Raw records >>
>> start

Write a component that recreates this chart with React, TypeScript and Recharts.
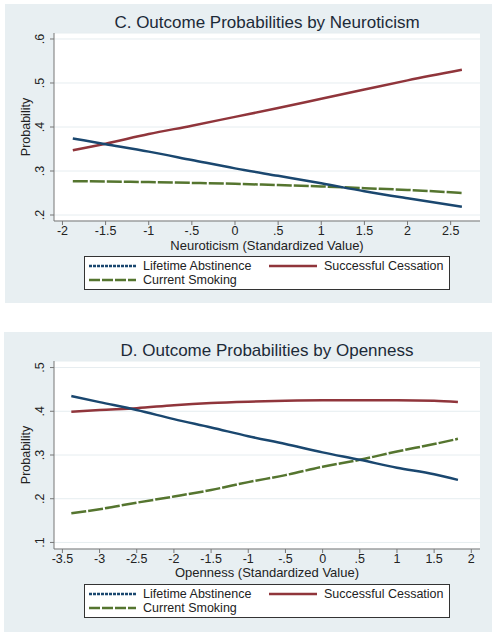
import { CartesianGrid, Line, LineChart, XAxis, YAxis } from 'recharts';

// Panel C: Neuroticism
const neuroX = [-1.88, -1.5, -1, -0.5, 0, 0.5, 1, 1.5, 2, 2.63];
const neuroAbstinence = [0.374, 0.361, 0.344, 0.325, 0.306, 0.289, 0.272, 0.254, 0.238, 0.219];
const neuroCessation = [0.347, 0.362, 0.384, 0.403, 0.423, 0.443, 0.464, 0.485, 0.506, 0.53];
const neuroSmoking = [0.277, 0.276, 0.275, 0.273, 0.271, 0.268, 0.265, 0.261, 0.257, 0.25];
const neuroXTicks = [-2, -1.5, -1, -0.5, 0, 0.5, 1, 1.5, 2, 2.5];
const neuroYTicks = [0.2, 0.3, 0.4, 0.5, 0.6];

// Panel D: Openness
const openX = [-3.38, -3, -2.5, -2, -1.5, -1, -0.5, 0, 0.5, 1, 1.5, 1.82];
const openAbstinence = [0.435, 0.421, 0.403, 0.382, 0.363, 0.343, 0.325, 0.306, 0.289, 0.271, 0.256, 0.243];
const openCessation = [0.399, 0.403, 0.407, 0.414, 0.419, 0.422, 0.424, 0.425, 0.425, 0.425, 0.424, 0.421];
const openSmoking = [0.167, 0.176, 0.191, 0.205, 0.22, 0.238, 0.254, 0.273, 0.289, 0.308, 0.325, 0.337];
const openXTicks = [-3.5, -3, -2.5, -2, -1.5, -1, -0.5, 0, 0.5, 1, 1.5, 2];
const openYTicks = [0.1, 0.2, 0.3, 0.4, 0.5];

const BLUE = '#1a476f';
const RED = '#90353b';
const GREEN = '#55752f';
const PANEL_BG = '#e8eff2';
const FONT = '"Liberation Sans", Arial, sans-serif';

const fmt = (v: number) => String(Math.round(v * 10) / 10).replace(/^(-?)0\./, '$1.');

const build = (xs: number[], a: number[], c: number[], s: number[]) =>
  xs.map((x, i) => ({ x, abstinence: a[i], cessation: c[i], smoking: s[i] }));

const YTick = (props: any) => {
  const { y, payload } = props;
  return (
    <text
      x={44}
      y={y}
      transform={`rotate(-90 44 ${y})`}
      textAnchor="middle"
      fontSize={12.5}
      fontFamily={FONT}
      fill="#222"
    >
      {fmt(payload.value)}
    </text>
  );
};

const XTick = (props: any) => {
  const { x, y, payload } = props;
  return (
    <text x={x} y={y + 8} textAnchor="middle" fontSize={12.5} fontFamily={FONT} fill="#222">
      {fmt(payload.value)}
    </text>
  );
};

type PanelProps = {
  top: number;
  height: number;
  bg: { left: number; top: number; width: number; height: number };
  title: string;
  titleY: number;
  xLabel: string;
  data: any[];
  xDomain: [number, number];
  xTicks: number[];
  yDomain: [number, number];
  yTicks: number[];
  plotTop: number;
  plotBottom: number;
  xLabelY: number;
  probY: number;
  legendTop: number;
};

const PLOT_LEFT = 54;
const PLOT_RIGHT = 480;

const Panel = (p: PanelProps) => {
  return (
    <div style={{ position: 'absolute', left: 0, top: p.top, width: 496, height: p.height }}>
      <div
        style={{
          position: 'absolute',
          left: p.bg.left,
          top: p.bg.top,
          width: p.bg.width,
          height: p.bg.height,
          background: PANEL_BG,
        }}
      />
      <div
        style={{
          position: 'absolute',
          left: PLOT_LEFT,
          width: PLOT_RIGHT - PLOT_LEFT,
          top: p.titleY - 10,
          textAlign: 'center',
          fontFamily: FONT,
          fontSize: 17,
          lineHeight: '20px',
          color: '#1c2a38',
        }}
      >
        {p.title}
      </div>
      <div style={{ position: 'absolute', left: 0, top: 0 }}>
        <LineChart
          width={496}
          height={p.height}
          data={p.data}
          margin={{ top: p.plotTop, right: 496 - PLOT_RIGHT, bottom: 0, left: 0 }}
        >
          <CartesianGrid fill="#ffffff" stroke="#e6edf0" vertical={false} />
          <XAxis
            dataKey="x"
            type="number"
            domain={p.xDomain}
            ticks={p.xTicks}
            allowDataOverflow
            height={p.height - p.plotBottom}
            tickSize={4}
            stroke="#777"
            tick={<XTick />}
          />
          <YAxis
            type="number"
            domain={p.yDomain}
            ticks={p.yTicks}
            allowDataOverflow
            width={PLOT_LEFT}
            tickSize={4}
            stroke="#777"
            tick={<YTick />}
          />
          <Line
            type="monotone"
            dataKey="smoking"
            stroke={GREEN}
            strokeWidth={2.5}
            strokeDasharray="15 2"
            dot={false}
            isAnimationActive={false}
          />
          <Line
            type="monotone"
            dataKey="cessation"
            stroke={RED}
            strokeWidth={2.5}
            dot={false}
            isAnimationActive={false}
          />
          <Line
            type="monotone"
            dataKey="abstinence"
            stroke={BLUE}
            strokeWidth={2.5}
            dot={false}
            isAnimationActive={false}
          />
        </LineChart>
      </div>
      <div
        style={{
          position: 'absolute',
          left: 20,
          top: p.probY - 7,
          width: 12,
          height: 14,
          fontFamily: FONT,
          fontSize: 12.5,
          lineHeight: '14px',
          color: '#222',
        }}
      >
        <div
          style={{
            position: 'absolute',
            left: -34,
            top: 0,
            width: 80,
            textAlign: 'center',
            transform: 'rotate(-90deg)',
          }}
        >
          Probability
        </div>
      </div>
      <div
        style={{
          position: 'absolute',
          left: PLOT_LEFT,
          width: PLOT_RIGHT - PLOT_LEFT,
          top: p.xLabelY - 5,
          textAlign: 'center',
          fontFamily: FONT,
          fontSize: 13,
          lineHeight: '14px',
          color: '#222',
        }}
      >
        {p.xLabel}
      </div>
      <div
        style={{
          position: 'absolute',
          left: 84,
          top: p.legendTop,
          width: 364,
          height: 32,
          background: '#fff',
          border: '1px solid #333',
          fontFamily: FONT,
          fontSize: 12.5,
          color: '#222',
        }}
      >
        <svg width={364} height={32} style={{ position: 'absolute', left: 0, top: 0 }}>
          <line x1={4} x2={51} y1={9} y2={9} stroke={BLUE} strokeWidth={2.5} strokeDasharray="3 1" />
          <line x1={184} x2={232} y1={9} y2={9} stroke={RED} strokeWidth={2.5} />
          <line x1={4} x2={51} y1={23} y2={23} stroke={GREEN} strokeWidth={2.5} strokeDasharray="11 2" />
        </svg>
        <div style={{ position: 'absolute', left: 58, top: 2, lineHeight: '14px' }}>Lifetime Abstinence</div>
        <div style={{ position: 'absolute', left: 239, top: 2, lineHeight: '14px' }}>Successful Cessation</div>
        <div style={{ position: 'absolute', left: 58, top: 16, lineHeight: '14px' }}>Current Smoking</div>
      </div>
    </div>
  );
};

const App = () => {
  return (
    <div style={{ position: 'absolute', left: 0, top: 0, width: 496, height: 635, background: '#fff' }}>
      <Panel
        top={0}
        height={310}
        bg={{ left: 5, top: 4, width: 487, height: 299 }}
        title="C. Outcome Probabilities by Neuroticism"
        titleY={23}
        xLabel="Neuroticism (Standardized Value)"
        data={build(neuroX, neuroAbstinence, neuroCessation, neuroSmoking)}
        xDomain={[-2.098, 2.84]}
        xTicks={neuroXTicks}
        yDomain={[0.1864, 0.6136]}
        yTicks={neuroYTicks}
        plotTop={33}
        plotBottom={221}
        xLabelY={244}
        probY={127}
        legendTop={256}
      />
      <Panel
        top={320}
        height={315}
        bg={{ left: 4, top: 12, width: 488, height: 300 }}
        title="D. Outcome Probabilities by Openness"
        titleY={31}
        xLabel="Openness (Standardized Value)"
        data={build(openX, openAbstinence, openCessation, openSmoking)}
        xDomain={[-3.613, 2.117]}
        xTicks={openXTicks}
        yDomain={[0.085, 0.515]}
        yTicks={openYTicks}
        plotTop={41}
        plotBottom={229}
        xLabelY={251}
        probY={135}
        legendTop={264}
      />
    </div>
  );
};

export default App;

>> end
>> start

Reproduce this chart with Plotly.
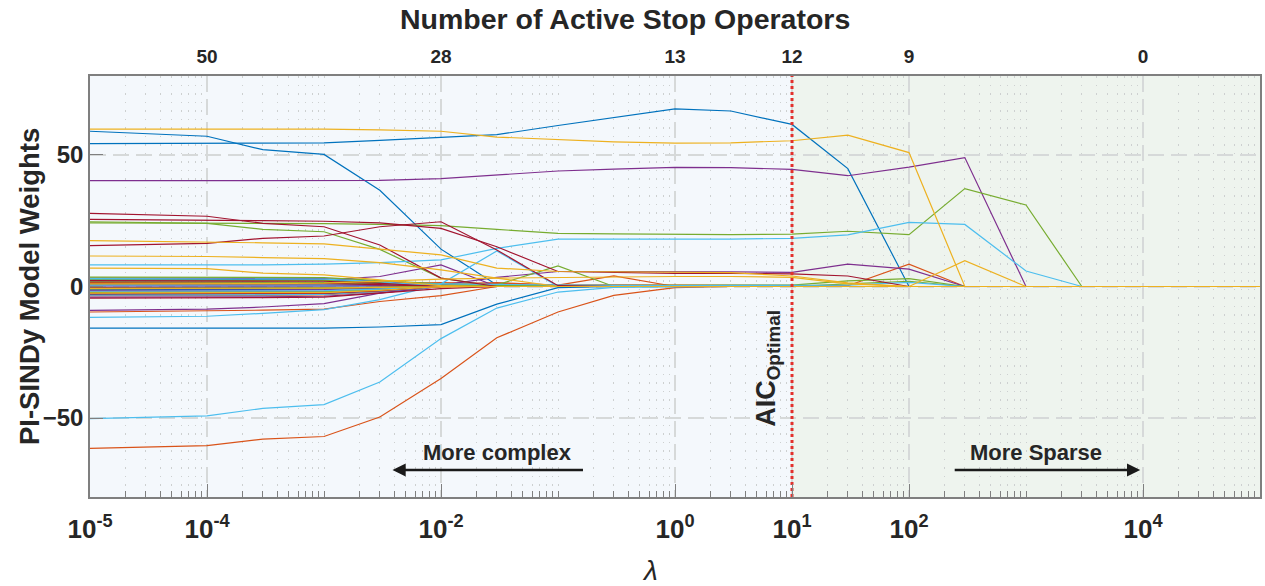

>> end

Instructions for the task >>
Give again the lines from "Write a component" to "const neuroYTicks = [0.2, 0.3, 0.4, 0.5, 0.6];" exactly, both of those lines included, and do not include any pictures.

Solution >>
Write a component that recreates this chart with React, TypeScript and Recharts.
import { CartesianGrid, Line, LineChart, XAxis, YAxis } from 'recharts';

// Panel C: Neuroticism
const neuroX = [-1.88, -1.5, -1, -0.5, 0, 0.5, 1, 1.5, 2, 2.63];
const neuroAbstinence = [0.374, 0.361, 0.344, 0.325, 0.306, 0.289, 0.272, 0.254, 0.238, 0.219];
const neuroCessation = [0.347, 0.362, 0.384, 0.403, 0.423, 0.443, 0.464, 0.485, 0.506, 0.53];
const neuroSmoking = [0.277, 0.276, 0.275, 0.273, 0.271, 0.268, 0.265, 0.261, 0.257, 0.25];
const neuroXTicks = [-2, -1.5, -1, -0.5, 0, 0.5, 1, 1.5, 2, 2.5];
const neuroYTicks = [0.2, 0.3, 0.4, 0.5, 0.6];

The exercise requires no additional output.